= Aurel Suciu =

Aurel Suciu (1853 – 14 February 1898) was an Austro-Hungarian ethnic Romanian lawyer and political activist.

Born in Kétegyháza (Chitighaz), a village that today lies in Békés County, Hungary, his father Petru was a notary there and in nearby Pusztaottlaka (Otlaca). His grandfather Nicolae, a priest in Gyula (Jula, Giula), was the brother-in-law of Moise Nicoară. After completing primary school, Suciu attended gymnasium in Békés (Bichiș), Szarvas and Beiuș. He completed the study of law in Oradea, passing the bar in 1879 and settling in Arad. Initially working under Mircea V. Stănescu, he developed a good reputation as a lawyer. A pious member of the Romanian Orthodox Church, he represented Șiria in the national synod and had a deep sense of the church's historic mission. He was a life member of Asociația națională arădană pentru cultura poporului român, frequently sitting on its leadership. He also belonged to the local women's association, which he helped financially, and to the theater society. He contributed to village schools, cultural societies and libraries, and in 1886 helped found a bank.
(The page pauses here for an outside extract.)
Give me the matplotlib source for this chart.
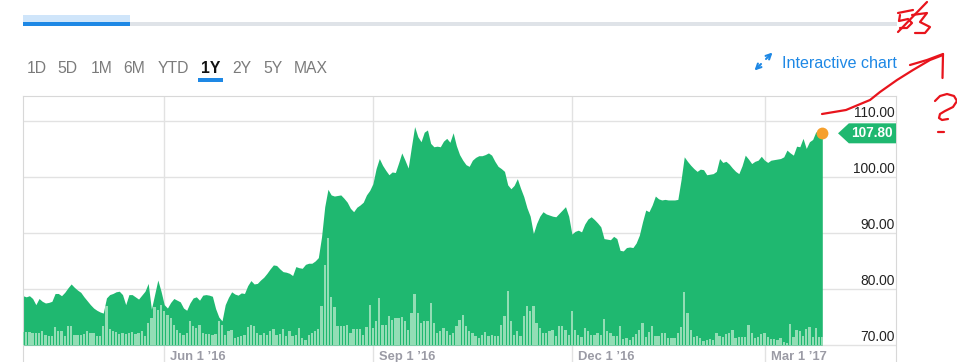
import matplotlib
matplotlib.use("Agg")
import matplotlib.pyplot as plt
from matplotlib.patches import Polygon, Rectangle, FancyArrowPatch
from matplotlib.lines import Line2D
from matplotlib.transforms import blended_transform_factory, ScaledTranslation

# daily close, one value per trading day (Mar 2016 -> Mar 2017)
price = [
    78.8, 78.6, 78.8, 78.3, 77.2, 78.3, 77.8, 77.5, 77.6, 77.8,
    79.2, 79.2, 78.8, 79.4, 80.2, 80.9, 80.3, 79.8, 79.4, 78.6,
    77.9, 77.2, 76.6, 76.2, 75.9, 75.7, 78.4, 79.0, 79.2, 79.5,
    79.6, 79.0, 77.2, 79.0, 79.0, 78.6, 78.2, 78.9, 79.6, 81.0,
    76.4, 79.0, 81.6, 79.6, 77.2, 76.6, 77.6, 78.3, 78.0, 77.7,
    76.6, 76.2, 77.5, 78.4, 78.6, 78.0, 78.9, 79.0, 78.9, 78.7,
    76.5, 75.0, 74.3, 77.2, 78.5, 79.5, 79.1, 78.9, 79.3, 79.2,
    80.6, 81.5, 80.9, 81.0, 81.6, 82.1, 82.8, 83.6, 84.3, 84.2,
    83.6, 83.1, 83.0, 82.8, 82.4, 84.0, 83.8, 83.7, 84.4, 84.6,
    84.6, 85.0, 85.6, 89.3, 94.7, 97.8, 96.8, 96.6, 96.7, 96.8,
    96.2, 95.5, 94.4, 93.8, 94.6, 95.0, 95.5, 96.8, 97.6, 98.8,
    101.5, 103.3, 102.1, 101.2, 100.4, 100.9, 100.8, 102.5, 104.3, 103.0,
    101.6, 105.4, 109.0, 107.2, 106.3, 108.0, 108.4, 106.0, 105.4, 105.5,
    105.4, 106.4, 106.9, 106.2, 107.9, 105.6, 104.0, 103.0, 102.2, 101.9,
    103.0, 103.5, 103.8, 103.8, 104.0, 104.3, 103.9, 102.8, 101.9, 101.5,
    101.0, 98.6, 97.9, 98.5, 99.7, 98.0, 96.5, 94.5, 93.0, 89.9,
    91.7, 93.0, 93.8, 93.4, 93.2, 93.0, 92.9, 93.5, 94.1, 94.7,
    93.0, 89.8, 90.3, 90.5, 90.2, 91.6, 92.5, 92.9, 92.4, 91.8,
    91.1, 89.0, 88.9, 88.8, 89.4, 89.0, 86.9, 86.8, 87.4, 87.5,
    87.4, 88.2, 89.6, 92.0, 94.1, 93.8, 95.0, 96.6, 96.1, 95.9,
    96.0, 95.9, 95.9, 95.9, 96.0, 99.5, 103.6, 102.8, 102.1, 101.5,
    101.0, 101.4, 101.3, 100.4, 100.5, 100.6, 101.0, 103.3, 102.6, 102.8,
    102.3, 101.6, 101.0, 100.6, 102.0, 103.9, 103.2, 102.4, 102.8, 103.0,
    103.7, 103.0, 102.6, 103.0, 103.1, 103.2, 103.3, 103.6, 104.8, 104.3,
    103.9, 105.5, 105.4, 106.9, 105.1, 106.3, 106.7, 108.1, 107.5, 107.8,
]

# daily volume, millions of shares
volume_m = [
    1.27, 1.27, 1.27, 1.20, 1.20, 1.20, 1.37, 1.00, 0.90, 0.90,
    1.77, 1.45, 1.40, 0.87, 1.93, 1.93, 1.00, 1.00, 1.05, 1.10,
    1.37, 1.20, 1.20, 0.93, 0.93, 1.87, 3.93, 1.60, 1.37, 1.30,
    1.10, 1.25, 1.10, 1.25, 1.30, 1.15, 1.20, 1.37, 0.87, 2.20,
    2.70, 3.80, 3.50, 4.00, 3.40, 3.00, 2.70, 2.00, 1.50, 1.20,
    1.00, 1.20, 2.40, 1.90, 1.70, 2.00, 1.20, 1.10, 1.10, 1.05,
    1.10, 2.40, 2.00, 1.00, 1.37, 1.47, 0.70, 0.80, 0.87, 1.00,
    1.80, 2.00, 1.87, 1.20, 1.00, 1.20, 1.00, 1.37, 1.60, 1.00,
    1.10, 1.60, 0.87, 1.37, 0.87, 1.00, 1.70, 0.70, 0.53, 1.00,
    1.20, 1.37, 1.60, 3.90, 8.00, 10.70, 4.80, 3.80, 1.90, 1.90,
    1.90, 2.00, 1.20, 1.60, 1.60, 1.60, 1.00, 1.80, 4.00, 1.70,
    2.40, 4.70, 2.00, 2.00, 2.90, 2.50, 2.70, 2.70, 2.80, 2.40,
    1.50, 3.20, 5.10, 3.20, 2.20, 2.40, 2.40, 4.20, 2.20, 1.20,
    1.40, 1.70, 1.40, 1.00, 1.20, 1.90, 2.50, 3.00, 1.90, 1.40,
    1.20, 0.90, 0.70, 1.00, 1.30, 0.90, 1.00, 0.90, 0.90, 2.00,
    2.90, 5.40, 2.40, 1.00, 1.40, 0.90, 2.90, 3.90, 3.40, 3.90,
    2.20, 1.70, 1.20, 1.20, 1.40, 1.50, 0.90, 1.90, 1.90, 1.50,
    1.00, 3.40, 1.50, 1.00, 0.80, 1.70, 1.40, 1.00, 1.00, 1.20,
    1.00, 2.60, 1.40, 1.20, 0.90, 0.90, 1.90, 0.60, 0.70, 0.50,
    0.80, 1.10, 1.50, 2.20, 0.80, 1.30, 1.90, 0.90, 0.90, 1.20,
    1.20, 0.70, 0.70, 0.70, 1.20, 1.80, 5.30, 3.20, 1.50, 0.80,
    0.90, 0.70, 0.40, 0.50, 0.60, 0.50, 1.20, 0.90, 0.80, 1.10,
    1.20, 1.50, 0.70, 0.80, 0.80, 0.80, 2.00, 1.20, 0.70, 0.80,
    1.10, 1.20, 0.80, 0.60, 0.60, 0.50, 0.70, 0.30, 0.20, 2.10,
    0.80, 1.50, 1.40, 0.90, 1.60, 1.80, 0.80, 1.70, 0.80, 0.80,
]

tick_days = [44, 109, 171, 231]
tick_labels = ["Jun 1 \u201916", "Sep 1 \u201916", "Dec 1 \u201916", "Mar 1 \u201917"]
price_levels = [70, 80, 90, 100, 110]
ranges = ["1D", "5D", "1M", "6M", "YTD", "1Y", "2Y", "5Y", "MAX"]
selected = "1Y"

W, H = 957, 362
GREEN = "#1fb870"
BAR = "#93ddb5"
BLUE = "#1e88e5"
RED = "#e8141c"

plt.rcParams["font.family"] = ["Liberation Sans", "DejaVu Sans"]
fig = plt.figure(figsize=(W / 100, H / 100), dpi=100)

def fx(px):
    return px / W

def fy(py):
    return 1 - py / H

# ---- header: progress bar, range buttons, link ----
fig.add_artist(Rectangle((fx(23), fy(25.7)), fx(897) - fx(23), 3.4 / H,
                         transform=fig.transFigure, color="#dfe3e8", lw=0))
fig.add_artist(Rectangle((fx(23), fy(22.3)), fx(130) - fx(23), 7.3 / H,
                         transform=fig.transFigure, color="#cfe5fa", lw=0))
fig.add_artist(Rectangle((fx(23), fy(25.7)), fx(130) - fx(23), 3.4 / H,
                         transform=fig.transFigure, color=BLUE, lw=0))

range_x = [26.5, 57.5, 90.5, 123.5, 157.5, 201, 232, 263.5, 294]
for lab, x in zip(ranges, range_x):
    if lab == selected:
        fig.text(fx(x), fy(72.7), lab, fontsize=11.3, fontweight="bold",
                 color="#111111", va="baseline")
    else:
        fig.text(fx(x), fy(72.7), lab, fontsize=11.3, color="#7b7b7b", va="baseline")
fig.add_artist(Rectangle((fx(198), fy(81.7)), fx(223) - fx(198), 3.4 / H,
                         transform=fig.transFigure, color=BLUE, lw=0))

fig.text(fx(781.5), fy(68.3), "Interactive chart", fontsize=11.6, color=BLUE,
         va="baseline")
for a, b in [((761, 64), (754.5, 70.5)), ((766, 59), (772.5, 52.5))]:
    fig.add_artist(FancyArrowPatch((fx(a[0]), fy(a[1])), (fx(b[0]), fy(b[1])),
                                   transform=fig.transFigure, arrowstyle="->",
                                   mutation_scale=9, color=BLUE, lw=1.5,
                                   shrinkA=0, shrinkB=0))

# ---- chart ----
ax = fig.add_axes([fx(23), 0, fx(896) - fx(23), (H - 96) / H])
days = list(range(len(price)))
px_per_day = 3.21
ax.set_xlim(0, (896 - 23) / px_per_day)
ax.set_ylim(70 - 17 / 5.6, 70 + 249 / 5.6)

ax.fill_between(days, price, 70, color=GREEN, lw=0, zorder=2)
ax.set_xticks(tick_days)
ax.set_yticks(price_levels)
ax.tick_params(length=0, labelbottom=False, labelleft=False)
ax.set_axisbelow(True)
ax.grid(color="#e2e2e2", lw=1)
for s in ["left", "right", "top"]:
    ax.spines[s].set_color("#d8d8d8")
ax.spines["bottom"].set_visible(False)

ytrans = blended_transform_factory(ax.transAxes, ax.transData)
for v in price_levels:
    ax.text(1.0, v, f"{v:.2f}", transform=ytrans + ScaledTranslation(-0.015, 0.044, fig.dpi_scale_trans),
            ha="right", va="baseline", fontsize=9.9, color="#222222")

xtrans = blended_transform_factory(ax.transData, ax.transAxes)
for d, lab in zip(tick_days, tick_labels):
    ax.text(d, 2 / (H - 96), lab, transform=xtrans + ScaledTranslation(0.06, 0, fig.dpi_scale_trans),
            ha="left", va="baseline", fontsize=9.4, fontweight="bold", color="#9b9ba5")

# volume bars on their own scale
ax2 = ax.twinx()
ax2.bar(days, volume_m, width=0.72, color=BAR, lw=0, zorder=3)
ax2.set_ylim(-1.7, 24.9)
ax2.set_yticks([])
for s in ax2.spines.values():
    s.set_visible(False)

# last price marker and tag
last = price[-1]
ax.plot(days[-1], last, "o", color="#f6a02d", ms=8.5, mec="none", zorder=6, clip_on=False)
h = 10 / 5.6
tag = Polygon([(0.9336, last), (0.946, last + h), (1.0, last + h),
               (1.0, last - h), (0.946, last - h)],
              closed=True, transform=ytrans, color=GREEN, lw=0, zorder=6)
ax.add_patch(tag)
ax.text(0.9725, last, f"{last:.2f}", transform=ytrans, ha="center", va="center",
        fontsize=9.8, fontweight="bold", color="white", zorder=7)

# ---- red pen notes ----
strokes = [
    [(898, 13), (913, 10)],
    [(900, 15), (899, 21), (908, 19), (912, 23), (907, 28), (900, 28)],
    [(898, 32), (927, 2)],
    [(912, 15), (927, 13), (920, 22), (930, 27), (925, 33), (915, 33)],
    [(822, 114), (846, 110), (870, 100), (880, 92), (897, 80), (913, 70), (930, 60), (943, 55)],
    [(910, 65), (927, 60), (943, 54)],
    [(943, 54), (942.5, 78)],
    [(935, 101), (940, 96), (947, 94), (954, 96), (957, 101), (953, 107),
     (945, 111), (940, 114), (939, 118), (942, 120), (948, 119)],
    [(938, 132), (944, 132)],
]
for st in strokes:
    xs = [fx(p[0]) for p in st]
    ys = [fy(p[1]) for p in st]
    fig.add_artist(Line2D(xs, ys, transform=fig.transFigure, color=RED, lw=1.6,
                          solid_capstyle="round", solid_joinstyle="round"))

fig.savefig("out.png", dpi=100)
Suciu joined the Romanian National Party (PNR) after its establishment in 1881, sitting on its executive from 1892 to 1894. He became a prominent advocate on behalf of Transylvania's Romanians. In 1892, he helped draft the Transylvanian Memorandum. In May 1892, he was part of a delegation to Vienna that aimed to submit the document to Emperor Francis Joseph, who refused to receive the petitioners. A year later, together with the PNR's entire executive, he was indicted by the Hungarian authorities; the trial was held at Cluj in May 1894. He was sentenced to a year and a half in prison and initially returned to Arad with his co-defendant Mihai Veliciu; the two received a hero's welcome. In early August, once the sentence was upheld, they were arrested and led to the train station by local peasants, soldiers and intellectuals. When the train passed through Budapest, a crowd of Romanians greeted them. Finally, the two arrived at their destination, the prison at Vác. All the signatories were released in September 1895, following a pardon from Franz Joseph. Suciu had become ill during his detention, and unsuccessfully sought treatment in Vienna. His health gradually declined until he died at Arad on 14 February 1898; the funeral served as an occasion for a patriotic demonstration by the hundreds of Romanians who attended.